Who needs shotguns when just a few plat seeds, dirt, and water will provide your home with the ultimate defense against hoards of brain craving zombies? The people at Pop Cap are helping to re-educate everyone who has ever seen a zombie movie with Plants vs Zombies. It is not a tower defense game sort of the same way that Vanguard Storm isn’t a tower defense game. You have a house with a front yard, back yard, and a roof. Zombies want to come in and eat your brains, and your superior gardening skills have to keep them out. To do this, you are given several different types of plants to place across your lawn which attack the approaching hoard of zombies. All the while you need to collect sunlight which is the game’s commodity that allows you to purchase more plants or other items you receive as a line of defense.
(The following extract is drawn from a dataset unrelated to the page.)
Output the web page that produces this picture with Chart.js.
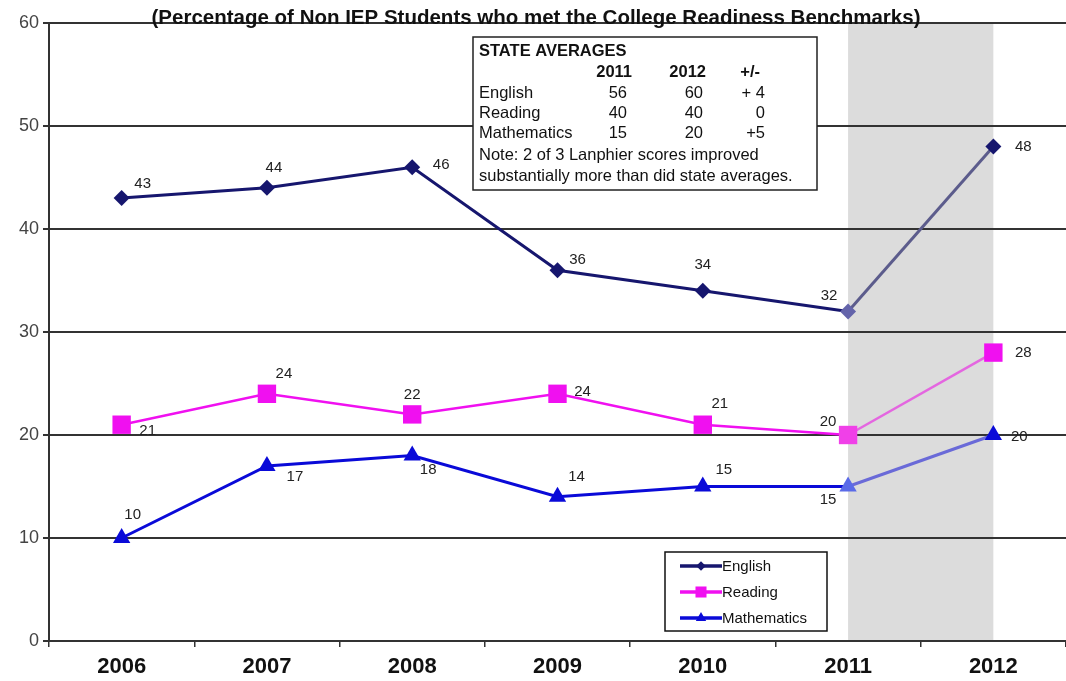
<!DOCTYPE html>
<html>
<head>
<meta charset="utf-8">
<script src="https://cdn.jsdelivr.net/npm/chart.js@4"></script>
<style>
  html, body { margin: 0; padding: 0; background: #fff; overflow: hidden; }
</style>
</head>
<body>
<canvas id="readiness" width="1066" height="681"></canvas>
<script>
const years = ["2006", "2007", "2008", "2009", "2010", "2011", "2012"];
const english = [43, 44, 46, 36, 34, 32, 48];
const reading = [21, 24, 22, 24, 21, 20, 28];
const mathematics = [10, 17, 18, 14, 15, 15, 20];

// state averages table
const stateCols = ["2011", "2012", "+/-"];
const stateSubjects = ["English", "Reading", "Mathematics"];
const state2011 = [56, 40, 15];
const state2012 = [60, 40, 20];
const stateDiff = ["+ 4", "0", "+5"];
const stateNote = ["Note: 2 of 3 Lanphier scores improved", "substantially more than did state averages."];

// where each value label sits relative to its point
const englishLabelPos = [[21, -14], [7, -20], [29, -2], [20, -10], [0, -26], [-19, -16], [30, 0]];
const readingLabelPos = [[26, 6], [17, -20], [0, -20], [25, -2], [17, -21], [-20, -13], [30, 0]];
const mathLabelPos = [[11, -23], [28, 11], [16, 14], [19, -20], [21, -17], [-20, 13], [26, 2]];

const FONT = "Arial, 'Liberation Sans', sans-serif";

// grey band over the last year; grid lines stay on top of it
const shadeBand = {
  id: "shadeBand",
  beforeDraw(chart) {
    const { ctx, chartArea, scales } = chart;
    const x0 = scales.x.getPixelForValue(5);
    const x1 = scales.x.getPixelForValue(6);
    ctx.save();
    ctx.fillStyle = "#dcdcdc";
    ctx.fillRect(x0, chartArea.top, x1 - x0, chartArea.bottom - chartArea.top);
    ctx.restore();
  }
};

const valueLabels = {
  id: "valueLabels",
  afterDatasetsDraw(chart) {
    const { ctx } = chart;
    ctx.save();
    ctx.font = "15px " + FONT;
    ctx.fillStyle = "#222";
    ctx.textAlign = "center";
    ctx.textBaseline = "middle";
    chart.data.datasets.forEach((ds, i) => {
      const meta = chart.getDatasetMeta(i);
      meta.data.forEach((pt, j) => {
        const off = ds.labelPos[j];
        ctx.fillText(String(ds.data[j]), pt.x + off[0], pt.y + off[1]);
      });
    });
    ctx.restore();
  }
};

const titleAndBoxes = {
  id: "titleAndBoxes",
  afterDraw(chart) {
    const { ctx } = chart;
    ctx.save();

    // heading
    ctx.font = "bold 20.5px " + FONT;
    ctx.fillStyle = "#111";
    ctx.textAlign = "center";
    ctx.textBaseline = "alphabetic";
    ctx.fillText("(Percentage of Non IEP Students who met the College Readiness Benchmarks)", 536, 24);

    // state averages box
    const bx = 473, by = 37, bw = 344, bh = 153;
    ctx.fillStyle = "#fff";
    ctx.fillRect(bx, by, bw, bh);
    ctx.strokeStyle = "#222";
    ctx.lineWidth = 1.5;
    ctx.strokeRect(bx, by, bw, bh);
    ctx.fillStyle = "#111";
    ctx.textBaseline = "middle";
    ctx.textAlign = "left";
    ctx.font = "bold 16.5px " + FONT;
    ctx.fillText("STATE AVERAGES", bx + 6, by + 14);
    const colRight = [632, 706, 760];
    ctx.textAlign = "right";
    stateCols.forEach((c, i) => ctx.fillText(c, colRight[i], by + 35));
    ctx.font = "16.5px " + FONT;
    const valRight = [627, 703, 765];
    stateSubjects.forEach((s, i) => {
      const y = by + 56 + i * 20;
      ctx.textAlign = "left";
      ctx.fillText(s, bx + 6, y);
      ctx.textAlign = "right";
      ctx.fillText(String(state2011[i]), valRight[0], y);
      ctx.fillText(String(state2012[i]), valRight[1], y);
      ctx.fillText(stateDiff[i], valRight[2], y);
    });
    ctx.textAlign = "left";
    stateNote.forEach((t, i) => ctx.fillText(t, bx + 6, by + 118 + i * 21));

    // legend
    const lx = 665, ly = 552, lw = 162, lh = 79;
    ctx.fillStyle = "#fff";
    ctx.fillRect(lx, ly, lw, lh);
    ctx.strokeStyle = "#111";
    ctx.lineWidth = 1.5;
    ctx.strokeRect(lx, ly, lw, lh);
    chart.data.datasets.forEach((ds, i) => {
      const y = ly + 14 + i * 26;
      ctx.strokeStyle = ds.borderColor;
      ctx.lineWidth = 3.5;
      ctx.beginPath();
      ctx.moveTo(lx + 15, y);
      ctx.lineTo(lx + 57, y);
      ctx.stroke();
      ctx.fillStyle = ds.borderColor;
      Chart.helpers.drawPoint(ctx, {
        pointStyle: ds.pointStyle,
        radius: ds.pointRadius * 0.6,
        rotation: 0,
        borderWidth: 0
      }, lx + 36, y);
      ctx.fillStyle = "#111";
      ctx.font = "15px " + FONT;
      ctx.textAlign = "left";
      ctx.fillText(ds.label, lx + 57, y + 1);
    });
    ctx.restore();
  }
};

function fadedSegment(base, faded) {
  return { borderColor: c => (c.p0DataIndex === 5 ? faded : base) };
}

function pointColors(base, faded) {
  return years.map((_, i) => (i === 5 ? faded : base));
}

new Chart(document.getElementById("readiness"), {
  type: "line",
  data: {
    labels: years,
    datasets: [
      {
        label: "English",
        data: english,
        labelPos: englishLabelPos,
        borderColor: "#16166e",
        backgroundColor: pointColors("#16166e", "#6464aa"),
        borderWidth: 3,
        pointStyle: "rectRot",
        pointRadius: 8,
        pointBorderWidth: 0,
        segment: fadedSegment("#16166e", "#5c5c8c")
      },
      {
        label: "Reading",
        data: reading,
        labelPos: readingLabelPos,
        borderColor: "#f010f0",
        backgroundColor: pointColors("#f010f0", "#f040e8"),
        borderWidth: 2.5,
        pointStyle: "rect",
        pointRadius: 13,
        pointBorderWidth: 0,
        segment: fadedSegment("#f010f0", "#e466e0")
      },
      {
        label: "Mathematics",
        data: mathematics,
        labelPos: mathLabelPos,
        borderColor: "#0a0ad8",
        backgroundColor: pointColors("#0a0ad8", "#5a6ae8"),
        borderWidth: 3,
        pointStyle: "triangle",
        pointRadius: 10,
        pointBorderWidth: 0,
        segment: fadedSegment("#0a0ad8", "#6a6ad8")
      }
    ]
  },
  options: {
    responsive: false,
    animation: false,
    layout: { autoPadding: false, padding: { top: 23, right: -4, left: 0, bottom: 0 } },
    plugins: {
      legend: { display: false },
      tooltip: { enabled: false },
      title: { display: false }
    },
    scales: {
      x: {
        offset: true,
        grid: {
          offset: true,
          drawOnChartArea: false,
          drawTicks: true,
          tickLength: 6,
          color: "#333",
          lineWidth: 1.5
        },
        border: { display: true, color: "#333", width: 2 },
        ticks: {
          padding: 7,
          color: "#111",
          font: { family: FONT, size: 22, weight: "bold" }
        },
        afterFit(scale) {
          scale.height = 40;
          scale.paddingLeft = 0;
          scale.paddingRight = 0;
        }
      },
      y: {
        min: 0,
        max: 60,
        ticks: {
          stepSize: 10,
          padding: 4,
          color: "#444",
          font: { family: FONT, size: 18 }
        },
        grid: {
          color: "#333",
          lineWidth: 2,
          tickLength: 6
        },
        border: { display: true, color: "#333", width: 2 },
        afterFit(scale) { scale.width = 49; }
      }
    }
  },
  plugins: [shadeBand, valueLabels, titleAndBoxes]
});
</script>
</body>
</html>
The game does a good job of making you think and adjust your strategy. During the night the isn’t any sunshine so you have to plant a certain type of mushroom which gives you sunlight quicker than your average sunflower, but will only give you a small amount at first before maturing. When you fight on the roof you can’t use normal pea shooter plants because of the shape of the roof so you have to manage the smaller spacing with catapult plants. The many types of zombies you are facing must also be addressed or your entire line of defense could get wiped out in one wave. There are also several mini-games that help you get more money to buy power-ups and new types of plants of your crazy next door neighbor. You even get to play as the zombies on one of them. Pop Cap has a great since of humor and it really shows in this game as if the dancing zombie (straight out of the Thriller video) who calls up backup dancers from the dead wasn’t enough, there are also little tidbits that make you snicker like the message you get when you click on help from the main menu.
For a $20 PC game(or $10 if you can catch a good Steam sell), it packs a lot of fun and has great replay value as there is no way you’ll figure out how to optimally use every plant on your first try through it. The many levels are fun little puzzles and more challenging than they appear at first glance. The mini-games will also have you scratching your head as to how to solve them. It shows that the folks who brought us Peggle have way more to offer. I can’t wait for a portable version.